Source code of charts
##############################
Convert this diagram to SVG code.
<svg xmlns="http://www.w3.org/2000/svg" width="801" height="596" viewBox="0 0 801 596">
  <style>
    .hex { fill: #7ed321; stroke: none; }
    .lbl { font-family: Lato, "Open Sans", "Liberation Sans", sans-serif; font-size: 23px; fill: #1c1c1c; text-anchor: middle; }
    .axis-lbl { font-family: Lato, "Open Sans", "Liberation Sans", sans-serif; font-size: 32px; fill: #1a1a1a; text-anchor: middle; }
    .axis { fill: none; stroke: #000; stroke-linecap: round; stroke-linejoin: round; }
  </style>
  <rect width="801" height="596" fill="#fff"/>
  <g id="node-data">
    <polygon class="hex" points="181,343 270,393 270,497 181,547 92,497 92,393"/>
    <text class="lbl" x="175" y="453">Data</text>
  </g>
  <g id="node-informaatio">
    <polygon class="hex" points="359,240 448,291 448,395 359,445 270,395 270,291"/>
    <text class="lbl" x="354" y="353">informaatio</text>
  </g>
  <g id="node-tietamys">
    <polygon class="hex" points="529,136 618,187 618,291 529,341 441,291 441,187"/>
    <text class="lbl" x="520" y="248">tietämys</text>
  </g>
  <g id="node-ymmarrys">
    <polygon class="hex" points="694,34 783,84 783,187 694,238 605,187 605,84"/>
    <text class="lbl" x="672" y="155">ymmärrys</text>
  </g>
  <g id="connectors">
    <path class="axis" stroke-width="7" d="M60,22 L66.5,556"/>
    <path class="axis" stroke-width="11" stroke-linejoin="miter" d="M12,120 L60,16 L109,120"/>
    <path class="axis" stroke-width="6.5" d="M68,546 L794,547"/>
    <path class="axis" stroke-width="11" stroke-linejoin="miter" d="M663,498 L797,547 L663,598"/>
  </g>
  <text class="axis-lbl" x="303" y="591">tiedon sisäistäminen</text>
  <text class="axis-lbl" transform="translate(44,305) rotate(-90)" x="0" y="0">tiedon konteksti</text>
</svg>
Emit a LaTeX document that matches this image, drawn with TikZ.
##############################
- _Do this_: Copy the data above in full, character for character.

- _Exercise response_:
Convert this diagram to SVG code.
<svg xmlns="http://www.w3.org/2000/svg" width="801" height="596" viewBox="0 0 801 596">
  <style>
    .hex { fill: #7ed321; stroke: none; }
    .lbl { font-family: Lato, "Open Sans", "Liberation Sans", sans-serif; font-size: 23px; fill: #1c1c1c; text-anchor: middle; }
    .axis-lbl { font-family: Lato, "Open Sans", "Liberation Sans", sans-serif; font-size: 32px; fill: #1a1a1a; text-anchor: middle; }
    .axis { fill: none; stroke: #000; stroke-linecap: round; stroke-linejoin: round; }
  </style>
  <rect width="801" height="596" fill="#fff"/>
  <g id="node-data">
    <polygon class="hex" points="181,343 270,393 270,497 181,547 92,497 92,393"/>
    <text class="lbl" x="175" y="453">Data</text>
  </g>
  <g id="node-informaatio">
    <polygon class="hex" points="359,240 448,291 448,395 359,445 270,395 270,291"/>
    <text class="lbl" x="354" y="353">informaatio</text>
  </g>
  <g id="node-tietamys">
    <polygon class="hex" points="529,136 618,187 618,291 529,341 441,291 441,187"/>
    <text class="lbl" x="520" y="248">tietämys</text>
  </g>
  <g id="node-ymmarrys">
    <polygon class="hex" points="694,34 783,84 783,187 694,238 605,187 605,84"/>
    <text class="lbl" x="672" y="155">ymmärrys</text>
  </g>
  <g id="connectors">
    <path class="axis" stroke-width="7" d="M60,22 L66.5,556"/>
    <path class="axis" stroke-width="11" stroke-linejoin="miter" d="M12,120 L60,16 L109,120"/>
    <path class="axis" stroke-width="6.5" d="M68,546 L794,547"/>
    <path class="axis" stroke-width="11" stroke-linejoin="miter" d="M663,498 L797,547 L663,598"/>
  </g>
  <text class="axis-lbl" x="303" y="591">tiedon sisäistäminen</text>
  <text class="axis-lbl" transform="translate(44,305) rotate(-90)" x="0" y="0">tiedon konteksti</text>
</svg>
Emit a LaTeX document that matches this image, drawn with TikZ.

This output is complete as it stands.